Set down only those lines that fall from the line containing "Write the matplotlib code for this chart." through the line containing "3.6e10, 3.0e10, 2.5e10, 1.7e10, 1.2e10]", unchanged and without pictures.

DATA EXCERPTS:
────

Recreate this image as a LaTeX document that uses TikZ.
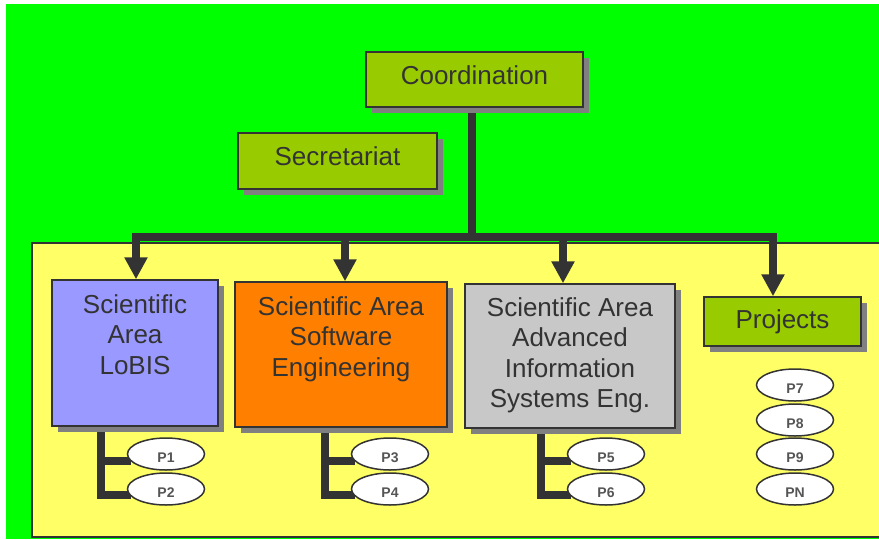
\documentclass[tikz,border=0pt]{standalone}
\usepackage{fontspec}
\setmainfont{Liberation Sans}
\usepackage{tikz}
\usetikzlibrary{shadows,arrows.meta,positioning,backgrounds,shapes.geometric}

\definecolor{bggreen}{HTML}{00FF00}
\definecolor{areayellow}{HTML}{FFFF66}
\definecolor{unitolive}{HTML}{99CC00}
\definecolor{lobisblue}{HTML}{9999FF}
\definecolor{swengorange}{HTML}{FF8000}
\definecolor{aisegray}{HTML}{C8C8C8}
\definecolor{darkline}{HTML}{333333}
\definecolor{shadowgray}{HTML}{808080}
\definecolor{ptext}{HTML}{555555}

\tikzset{
    unit/.style={draw=darkline, line width=1.5pt, text=darkline, inner sep=0pt,
        font=\fontsize{26}{30.5}\selectfont,
        drop shadow={shadow xshift=6pt, shadow yshift=-6pt, fill=shadowgray, opacity=1}},
    areatext/.style={anchor=north, align=center, text=darkline, inner sep=0pt,
        font=\fontsize{26}{30.5}\selectfont},
    pnode/.style={ellipse, draw=darkline, line width=1.5pt, fill=white, inner sep=0pt,
        minimum width=77pt, minimum height=32pt, text height=16pt, text depth=0pt,
        text=ptext, font=\bfseries\fontsize{14}{16}\selectfont},
    conn/.style={draw=darkline, line width=8pt, line join=miter},
    arrow/.style={conn, -{Triangle[width=22pt,length=22pt]}}
}

\begin{document}
\begin{tikzpicture}[x=1pt, y=-1pt]
            \useasboundingbox (0,0) rectangle (879,539);
            \begin{scope}[on background layer]
                \fill[bggreen] (6,4) rectangle (879,539);
                \draw[darkline, line width=1.5pt, fill=areayellow] (32,243) rectangle (890,537);
            \end{scope}

            \node[unit, fill=unitolive, minimum width=217pt, minimum height=55pt, text depth=9pt] (coord) at (474.5,79.5) {Coordination};
            \node[unit, fill=unitolive, minimum width=199pt, minimum height=56pt, text depth=9pt] (secr) at (337.5,161) {Secretariat};

            \node[unit, fill=lobisblue, minimum width=166pt, minimum height=146pt] (lobis) at (135,353) {};
            \node[unit, fill=swengorange, minimum width=212pt, minimum height=145pt] (sweng) at (341,354.5) {};
            \node[unit, fill=aisegray, minimum width=210pt, minimum height=144pt] (aise) at (570,356) {};
            \node[unit, fill=unitolive, minimum width=157pt, minimum height=49pt, text depth=4pt] (proj) at (782.5,321.5) {Projects};

            \node[areatext] (lobistext) at ([yshift=-15pt]lobis.north) {Scientific\\Area\\LoBIS};
            \node[areatext] (swengtext) at ([yshift=-15pt]sweng.north) {Scientific Area\\Software\\Engineering};
            \node[areatext] (aisetext) at ([yshift=-14pt]aise.north) {Scientific Area\\Advanced\\Information\\Systems Eng.};

            \node[pnode] (p1) at (166,454) {P1};
            \node[pnode] (p2) at (166,489) {P2};
            \node[pnode] (p3) at (390,454) {P3};
            \node[pnode] (p4) at (390,489) {P4};
            \node[pnode] (p5) at (606,454) {P5};
            \node[pnode] (p6) at (606,489) {P6};
            \node[pnode] (p7) at (795,385) {P7};
            \node[pnode] (p8) at (795,420) {P8};
            \node[pnode] (p9) at (795,454) {P9};
            \node[pnode] (pn) at (795,489) {PN};

            \coordinate (hub) at (472,236.5);

            \begin{scope}[on background layer]
                \draw[conn] (coord.south -| hub) -- (hub);
                \draw[arrow] (hub) -| ([xshift=1pt]lobis.north);
                \draw[arrow] (hub) -| ([xshift=4pt]sweng.north);
                \draw[arrow] (hub) -| ([xshift=-7pt]aise.north);
                \draw[arrow] (hub) -| ([xshift=-9.5pt]proj.north);

                \draw[conn] ([xshift=-34pt]lobis.south) |- ([xshift=4pt,yshift=-6pt]p2.west);
                \draw[conn] ([xshift=-34pt]lobis.south) |- ([xshift=4pt,yshift=-7pt]p1.west);
                \draw[conn] ([xshift=-16pt]sweng.south) |- ([xshift=4pt,yshift=-6pt]p4.west);
                \draw[conn] ([xshift=-16pt]sweng.south) |- ([xshift=4pt,yshift=-7pt]p3.west);
                \draw[conn] ([xshift=-29pt]aise.south) |- ([xshift=4pt,yshift=-6pt]p6.west);
                \draw[conn] ([xshift=-29pt]aise.south) |- ([xshift=4pt,yshift=-7pt]p5.west);
            \end{scope}
\end{tikzpicture}
\end{document}
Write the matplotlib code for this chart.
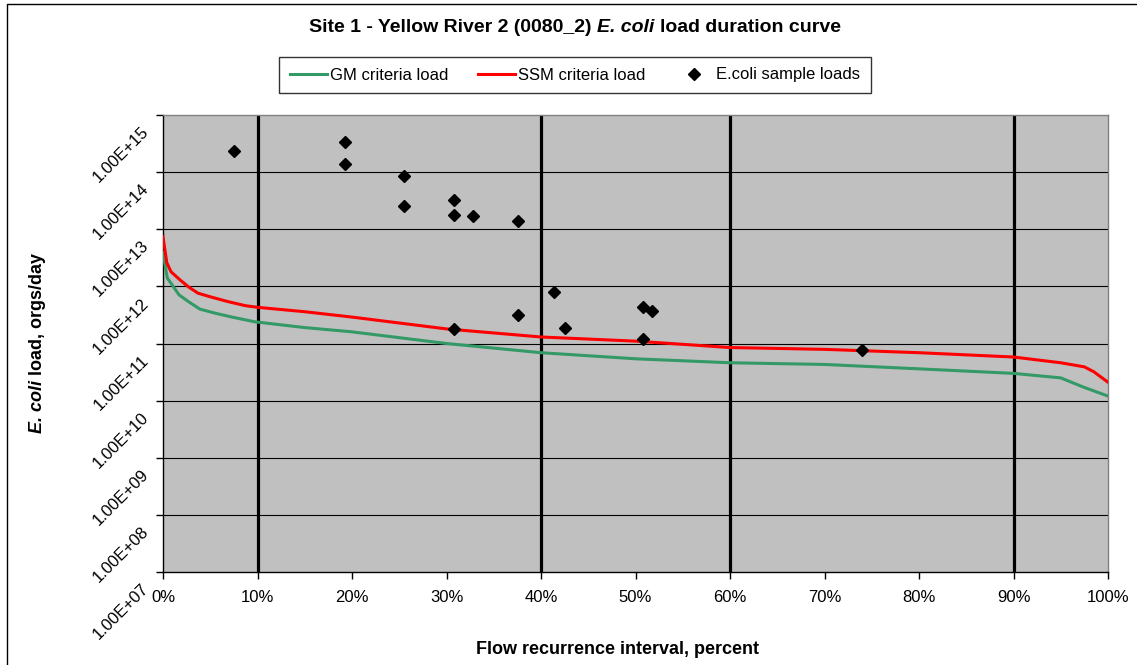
import matplotlib
matplotlib.use("Agg")
import matplotlib.pyplot as plt
from matplotlib.lines import Line2D
from matplotlib.transforms import ScaledTranslation
from matplotlib.ticker import FixedLocator, FuncFormatter, NullLocator

# Flow duration (percent of time flow is exceeded) and criteria loads, orgs/day
ssm_pct = [0, 0.4, 0.85, 1.8, 2.7, 3.7, 5.1, 6.9, 8.7, 10, 15, 20, 30, 40, 50,
           60, 70, 80, 90, 95, 97.5, 98.5, 100]
ssm_load = [7.4e12, 2.6e12, 1.8e12, 1.3e12, 9.8e11, 7.6e11, 6.5e11, 5.4e11,
            4.6e11, 4.3e11, 3.6e11, 2.9e11, 1.8e11, 1.3e11, 1.1e11, 8.5e10,
            7.9e10, 6.9e10, 5.8e10, 4.6e10, 3.9e10, 3.2e10, 2.1e10]

gm_pct = [0, 0.45, 0.9, 1.7, 2.7, 3.9, 5.5, 7.3, 9.7, 15, 20, 30, 40, 50, 60,
          70, 80, 90, 95, 97.5, 100]
gm_load = [3.9e12, 1.4e12, 1.1e12, 7.1e11, 5.4e11, 4.0e11, 3.4e11, 2.9e11,
           2.4e11, 1.9e11, 1.6e11, 1.0e11, 6.9e10, 5.4e10, 4.6e10, 4.3e10,
           3.6e10, 3.0e10, 2.5e10, 1.7e10, 1.2e10]

# E. coli sample loads
sample_pct = [7.5, 19.3, 19.3, 25.5, 25.5, 30.8, 30.8, 32.8, 37.6, 41.4, 37.6,
              42.5, 30.8, 50.8, 51.7, 50.8, 74.0]
sample_load = [2.3e14, 3.4e14, 1.4e14, 8.5e13, 2.6e13, 3.3e13, 1.8e13, 1.7e13,
               1.4e13, 8.1e11, 3.2e11, 1.9e11, 1.8e11, 4.4e11, 3.7e11, 1.2e11,
               7.8e10]

# Flow-zone boundaries and axis ticks
zone_bounds = [10, 40, 60, 90]
x_ticks = [0, 10, 20, 30, 40, 50, 60, 70, 80, 90, 100]
y_ticks = [1e7, 1e8, 1e9, 1e10, 1e11, 1e12, 1e13, 1e14, 1e15]

W, H = 1137, 665
FONT = "Liberation Sans"
plt.rcParams["font.family"] = [FONT, "DejaVu Sans"]

fig = plt.figure(figsize=(W / 100, H / 100), dpi=100)
ax = fig.add_axes([163 / W, 1 - 572 / H, (1108 - 163) / W, (572 - 115) / H])
ax.set_facecolor("#C0C0C0")

ax.set_yscale("log")
ax.set_xlim(0, 100)
ax.set_ylim(y_ticks[0], y_ticks[-1])

for yv in y_ticks[1:-1]:
    ax.axhline(yv, color="black", lw=0.8, zorder=1)
for xv in zone_bounds:
    ax.axvline(xv, color="black", lw=2.3, zorder=1)

gm_line, = ax.plot(gm_pct, gm_load, color="#339966", lw=2.2, zorder=3,
                   label="GM criteria load")
ssm_line, = ax.plot(ssm_pct, ssm_load, color="#FF0000", lw=2.2, zorder=3,
                    label="SSM criteria load")
pts, = ax.plot(sample_pct, sample_load, ls="none", marker="D", ms=6.5,
               color="black", zorder=4, label="E.coli sample loads")

ax.xaxis.set_major_locator(FixedLocator(x_ticks))
ax.xaxis.set_major_formatter(FuncFormatter(lambda v, p: f"{v:.0f}%"))
ax.yaxis.set_major_locator(FixedLocator(y_ticks))
ax.yaxis.set_minor_locator(NullLocator())
ax.yaxis.set_major_formatter(FuncFormatter(lambda v, p: f"{v:.2E}"))
ax.tick_params(axis="both", direction="out", length=5, width=1,
               color="black", labelsize=12)
ax.tick_params(axis="x", pad=8)
ax.tick_params(axis="y", pad=3.5)

for side in ("top", "right"):
    ax.spines[side].set_color("#808080")
    ax.spines[side].set_linewidth(1)
for side in ("left", "bottom"):
    ax.spines[side].set_color("black")
    ax.spines[side].set_linewidth(1)

# Slanted y tick labels hang just below their tick
shift = ScaledTranslation(0, -9 / 100, fig.dpi_scale_trans)
for tick in ax.yaxis.get_major_ticks(len(y_ticks)):
    lab = tick.label1
    lab.set_rotation(45)
    lab.set_rotation_mode("default")
    lab.set_ha("right")
    lab.set_va("top")
    lab.set_transform(lab.get_transform() + shift)

# Outer chart frame
fig.add_artist(Line2D([7 / W, 7 / W, 1.01], [-0.01, 1 - 4 / H, 1 - 4 / H],
                      transform=fig.transFigure, color="black", lw=1))

renderer = fig.canvas.get_renderer()


def text_width(s, size, weight, style):
    t = fig.text(0, 0, s, fontsize=size, fontweight=weight, fontstyle=style)
    w = t.get_window_extent(renderer).width
    t.remove()
    return w


def mixed_text(cx, cy, parts, size, vertical=False):
    """Draw bold text whose pieces switch between normal and italic."""
    space = (text_width("x x", size, "bold", "normal")
             - text_width("xx", size, "bold", "normal"))
    widths = [text_width(s, size, "bold", st) for s, st in parts]
    total = sum(widths) + space * (len(parts) - 1)
    pos = -total / 2
    for (s, st), w in zip(parts, widths):
        if vertical:
            fig.text(cx / W, 1 - (cy - pos) / H, s, fontsize=size,
                     fontweight="bold", fontstyle=st, rotation=90,
                     rotation_mode="anchor", ha="left", va="center")
        else:
            fig.text((cx + pos) / W, 1 - cy / H, s, fontsize=size,
                     fontweight="bold", fontstyle=st, ha="left", va="center")
        pos += w + space


mixed_text(575, 28, [("Site 1 - Yellow River 2 (0080_2)", "normal"),
                     ("E. coli", "italic"),
                     ("load duration curve", "normal")], 14)
mixed_text(38, 343, [("E. coli", "italic"), ("load, orgs/day", "normal")],
           13, vertical=True)
fig.text(617 / W, 1 - 650 / H, "Flow recurrence interval, percent",
         fontsize=13, fontweight="bold", ha="center", va="center")

leg = fig.legend(handles=[gm_line, ssm_line, pts], ncol=3, loc="center",
                 bbox_to_anchor=(575 / W, 1 - 75 / H), fontsize=12,
                 frameon=True, fancybox=False, edgecolor="black",
                 handlelength=2.2, handletextpad=0.2, columnspacing=1.8,
                 borderpad=0.65)
leg.get_frame().set_linewidth(1)

fig.savefig("out.png", dpi=100)
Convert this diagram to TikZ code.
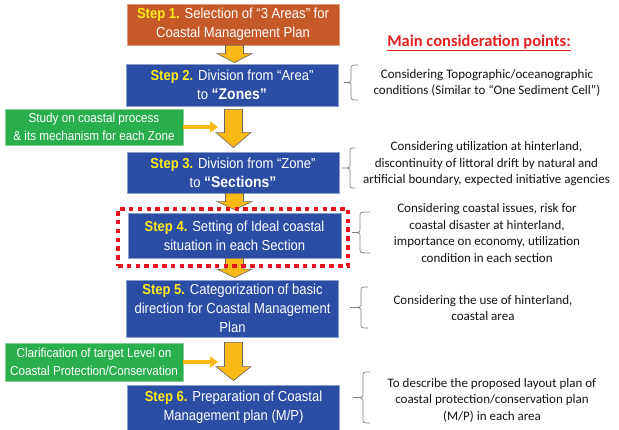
\documentclass[tikz,border=0pt]{standalone}
\usepackage{fontspec}
\setmainfont{Liberation Sans}[FakeStretch=0.9]
\newfontfamily\calib{Carlito}
\usetikzlibrary{calc,arrows.meta}
\definecolor{stepblue}{HTML}{2B4EA4}
\definecolor{steporange}{HTML}{C55A28}
\definecolor{studygreen}{HTML}{2BAE4E}
\definecolor{stepyellow}{HTML}{FFEB1A}
\definecolor{arrowfill}{HTML}{FBB915}
\definecolor{focusred}{HTML}{E8141E}
\definecolor{titlered}{HTML}{E52222}
\newcommand\stp[1]{\textcolor{stepyellow}{\textbf{Step #1.}}}
\newcommand\blockarrow[3]{%
  \filldraw[barrow] let \p1=#1, \p2=#2 in
   (\x1-9pt,\y1) -- (\x1+9pt,\y1) -- (\x1+9pt,\y2+#3) -- (\x1+17.5pt,\y2+#3)
   -- (\x1,\y2) -- (\x1-17.5pt,\y2+#3) -- (\x1-9pt,\y2+#3) -- cycle;}
\newcommand\cbrace[5]{% xv, xe, tip, top, bottom
  \draw[bracestyle] (#2,#4) .. controls (#1,#4) .. (#1,#4+5) -- (#1,{(#4+#5)/2-4})
   .. controls (#1,{(#4+#5)/2}) .. (#3,{(#4+#5)/2})
   .. controls (#1,{(#4+#5)/2}) .. (#1,{(#4+#5)/2+4}) -- (#1,#5-5)
   .. controls (#1,#5) .. (#2,#5);}
\tikzset{
  stepbox/.style={fill=stepblue, draw=stepblue!55!white, line width=0.8pt, text=white,
    align=center, minimum width=212pt, inner sep=0pt, font=\fontsize{14.5}{18.8}\selectfont},
  studybox/.style={fill=studygreen, draw=studygreen!60!white, line width=0.6pt, text=white,
    align=center, minimum width=178pt, inner sep=0pt, font=\fontsize{13}{17.5}\selectfont},
  note/.style={align=center, font=\calib\fontsize{13}{16.6}\selectfont, text=black!92, inner sep=0pt},
  barrow/.style={fill=arrowfill, draw=black!60, line width=0.6pt},
  sidearrow/.style={draw=arrowfill, line width=3.5pt, -{Triangle[length=8pt,width=11pt]}},
  bracestyle/.style={draw=black!50, line width=0.7pt},
  focusbox/.style={draw=focusred, line width=3.5pt, dash pattern=on 4.5pt off 4.3pt,
    minimum width=230pt, minimum height=57pt, inner sep=0pt},
}
\begin{document}
\begin{tikzpicture}[x=1pt,y=-1pt]
\useasboundingbox (0,0) rectangle (619,430);
% step boxes
\node[stepbox, fill=steporange, draw=steporange!60!white, minimum height=41pt] (s1) at (233,24.5)
  {\stp{1} Selection of “3 Areas” for\\Coastal Management Plan};
\node[stepbox, minimum height=42pt] (s2) at (232,85)
  {\stp{2} Division from “Area”\\to \textbf{\fontsize{15.5}{18.8}\selectfont“Zones”}};
\node[stepbox, minimum height=41pt] (s3) at (233,172.5)
  {\stp{3} Division from “Zone”\\to \textbf{\fontsize{15.5}{18.8}\selectfont“Sections”}};
\node[stepbox, minimum width=213pt, minimum height=45pt] (s4) at (234.5,235.5)
  {\stp{4} Setting of Ideal coastal\\situation in each Section};
\node[stepbox, minimum height=57pt] (s5) at (232.5,308.5)
  {\stp{5} Categorization of basic\\direction for Coastal Management\\Plan};
\node[stepbox, minimum height=45pt] (s6) at (233.5,407.5)
  {\stp{6} Preparation of Coastal\\Management plan (M/P)};
% study boxes
\node[studybox, minimum height=36pt] (g1) at (94,127)
  {Study on coastal process\\\& its mechanism for each Zone};
\node[studybox, minimum height=38pt] (g2) at (94,362)
  {Clarification of target Level on\\Coastal Protection/Conservation};
% block arrows
\blockarrow{($(s1.south)+(1.5pt,0pt)$)}{($(s2.north)+(0pt,1pt)$)}{9pt}
\blockarrow{($(s2.south)+(1.5pt,-3pt)$)}{($(s3.north)+(0pt,4pt)$)}{15pt}
\blockarrow{($(s3.south)+(1.5pt,0pt)$)}{($(s4.north)+(0pt,3pt)$)}{8pt}
\blockarrow{($(s4.south)+(0pt,0pt)$)}{($(s5.north)+(0pt,2pt)$)}{8.5pt}
\blockarrow{($(s5.south)+(1pt,-5pt)$)}{($(s6.north)+(0pt,4pt)$)}{14pt}
% side arrows
\coordinate (ga1) at (218,127);
\coordinate (ga2) at (218,362);
\draw[sidearrow] (g1.east) -- (ga1);
\draw[sidearrow] (g2.east) -- (ga2);
% focus frame
\node[focusbox] (focus) at (233,237.5) {};
% title
\node[text=titlered, inner sep=0pt] (title) at (479,43)
  {\calib\bfseries\fontsize{16.5}{18}\selectfont\underline{Main consideration points:}};
% notes
\node[note] (n1) at (487,83)
  {Considering Topographic/oceanographic\\conditions (Similar to “One Sediment Cell”)};
\node[note] (n2) at (486.5,164)
  {Considering utilization at hinterland,\\discontinuity of littoral drift by natural and\\artificial boundary, expected initiative agencies};
\node[note] (n3) at (487,233)
  {Considering coastal issues, risk for\\coastal disaster at hinterland,\\importance on economy, utilization\\condition in each section};
\node[note] (n4) at (483,308)
  {Considering the use of hinterland,\\coastal area};
\node[note] (n5) at (492,400)
  {To describe the proposed layout plan of\\coastal protection/conservation plan\\(M/P) in each area};
% braces
\cbrace{351}{358}{344}{65}{100}
\cbrace{350}{355}{342}{148}{188}
\cbrace{360}{370}{352}{212}{253}
\cbrace{361}{368}{350}{287}{328}
\cbrace{363}{370}{353}{372}{423}
\end{tikzpicture}
\end{document}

────

OUTPUT FOR THIS EXERCISE:
Write the matplotlib code for this chart.
import matplotlib
matplotlib.use("Agg")
import matplotlib.pyplot as plt
from matplotlib.lines import Line2D
from matplotlib.transforms import ScaledTranslation
from matplotlib.ticker import FixedLocator, FuncFormatter, NullLocator

# Flow duration (percent of time flow is exceeded) and criteria loads, orgs/day
ssm_pct = [0, 0.4, 0.85, 1.8, 2.7, 3.7, 5.1, 6.9, 8.7, 10, 15, 20, 30, 40, 50,
           60, 70, 80, 90, 95, 97.5, 98.5, 100]
ssm_load = [7.4e12, 2.6e12, 1.8e12, 1.3e12, 9.8e11, 7.6e11, 6.5e11, 5.4e11,
            4.6e11, 4.3e11, 3.6e11, 2.9e11, 1.8e11, 1.3e11, 1.1e11, 8.5e10,
            7.9e10, 6.9e10, 5.8e10, 4.6e10, 3.9e10, 3.2e10, 2.1e10]

gm_pct = [0, 0.45, 0.9, 1.7, 2.7, 3.9, 5.5, 7.3, 9.7, 15, 20, 30, 40, 50, 60,
          70, 80, 90, 95, 97.5, 100]
gm_load = [3.9e12, 1.4e12, 1.1e12, 7.1e11, 5.4e11, 4.0e11, 3.4e11, 2.9e11,
           2.4e11, 1.9e11, 1.6e11, 1.0e11, 6.9e10, 5.4e10, 4.6e10, 4.3e10,
           3.6e10, 3.0e10, 2.5e10, 1.7e10, 1.2e10]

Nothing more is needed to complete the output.